Lloyd Axworthy agrees that armed interventions can cause problems, but believes in many cases they’re still warranted.

“Sometimes it’s not very pretty,” he says. “[But] I still think the principle of providing fundamental protection to civilians against their own governments, or warlords, or whatever the other depredation may be, has to be held out as the first principle.”

Axworthy and Weiss both point to what they call successful interventions in the past, such as Kosovo and Libya, but both these operations have been criticized.

Chomsky wrote a book very critical of the intervention in Kosovo.

“Kosovo was the jewel in the crown, the perfect humanitarian intervention, except that it was condemned by that part of the world we don’t pay attention to, the global south.”

Daryl Copeland says the intervention in Kosovo went too far, caused too many civilian deaths, and was illegal according to international law because it wasn’t sanctioned by the United Nations Security Council.

“I was working in Foreign Affairs at the time, and there was a certain amount of incredulity that we were bombing Belgrade based on some kind of an interpretation of the human security doctrine that we’d been promoting.”

Copeland also says the intervening powers in Libya went too far.

“They very clearly exceeded the Security Council resolutions, went far beyond measures required to prevent a possible massacre in Benghazi and got into full-scale regime-change mode and ended up basically taking sides in what effectively turned out to be a civil war.”

Axworthy agrees there was mission creep in Libya, but says it was warranted because of Gadhafi’s use of mercenaries and heavy artillery.

“Gadhafi’s government was hell bent on destroying [civilians] and you really had to ratchet up the response.”

He says it’s better to make an imperfect decision than none at all.

“If you get too wound up in all the possibilities that might happen, worrying that if you put your bets on the wrong horses and you’re not sure if they’re going to turn out to be Christian pure democrats or not, then you’re not going to do anything.”

Dr. Gerald Caplan, who is a columnist and expert on genocide and African studies, says countries will only intervene if it’s in their self-interest, which it’s often not.
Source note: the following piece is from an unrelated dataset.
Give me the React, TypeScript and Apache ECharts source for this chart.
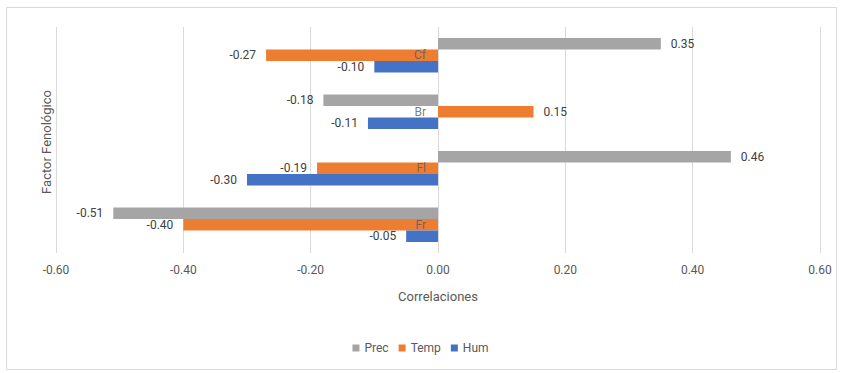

As a result, many disasters are ignored, such as past crises in Rwanda and Sudan.

“Every one of the five members of the Security Council had an interest in not intervening [in Rwanda and Sudan].”

Professor Stephen Saideman, who teaches international relations at Carleton University, says governments need some degree of self-interest to justify the costs of deploying their military forces.

“You’re just not going to get countries to spend large amounts of money and raise lots of political risks by endangering their own troops without some self-interest employed.”

Professor Weiss agrees.

“I think the humanitarian motivation has to be the dominant one, but it would be a little naïve to think that’s the only reason states do anything.”

Chomsky says Western powers have no interest in intervening in Syria, and are using the Russian Security Council veto as an excuse to do nothing.

“They don’t care about Russian vetoes. They do what they like. They’re appealing to the Russian veto because they don’t want to do anything.”

Axworthy says there needs to be an intervention in Syria, and that it should have already happened much earlier.

“Eventually there’s going to have to be some international intervention in Syria because if Assad goes, the place is just going to break into factions,” he says. “I think the line was really crossed when the Syrian Air Force started bombing civilians, which I think is pretty intolerable.”

He says at the very least they should establish a no-fly zone.

Stephen Staples, president of the Rideau Institute, isn’t so sure.

“Our own organization has always been very sceptical of the use of armed force,” Staples says. “Right now, nothing is telling me that we should start sending CF-18s to Syria.”

One thing most commentators can agree on is that preventing violence before it happens is the most desirable outcome.

“I think there have actually been a number of successful interventions,” says Saideman. “We just don’t really notice them, because we only notice when the guns are going off, and a successful intervention’s when the guns aren’t going off.”